The town of Ashbourne in Derbyshire witnessed chaotic scenes on Tuesday (9 February) with thousands of people brawling in the streets, turning the historic market town into something akin to a giant rugby scrum – and similar scenes are expected on Wednesday. Ashbourne is home to one of Britain's oldest and bloodiest sporting traditions: the Royal Shrovetide Football Match, played annually on Shrove Tuesday and Ash Wednesday. The game, also known as 'hug ball', has been played in the Derbyshire town since around 1667, though its origins are thought to date back to the 12th Century.

Play can last for eight hours each day, as rival teams push and shove each other in a series of brutal scrums known as 'hugs' in an attempt to get a ball into one of two goals that are positioned three miles apart at either end of the town. These teams are known as The Up'ards and Down'ards – traditionally players who were born north and south respectively of Henmore Brook, the stream that runs through Ashbourne.

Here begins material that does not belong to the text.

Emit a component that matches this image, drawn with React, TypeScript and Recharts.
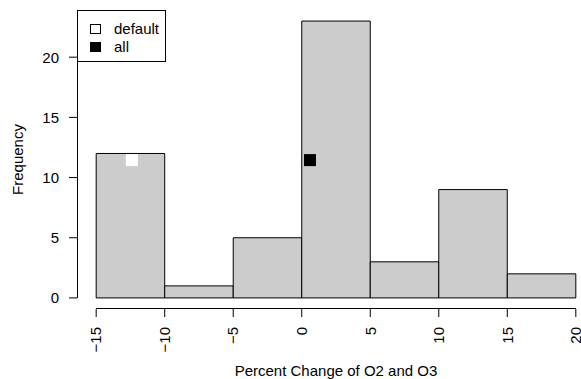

The match starts at 2pm on Shrove Tuesday and can go on until 10pm. If a goal is scored before 6pm, another ball is 'turned up' and the game recommences. If a goal comes after 6pm, the game ends for that day and continues on Ash Wednesday. The Up'ards took the honours on the first day of play this year, when former Queen Elizabeth Grammar School teacher Barry Greenwood 'goaled' the ball by banging it three times on a post at Sturston just after 5pm.

The sport is known as 'no rules' football, but there are actually a few rules: no murder or manslaughter or 'unnecessary violence', no hiding the ball in a handbag or coat or transporting it in a car, and no trampling over graveyards. Apart from that, it's very much a free-for-all.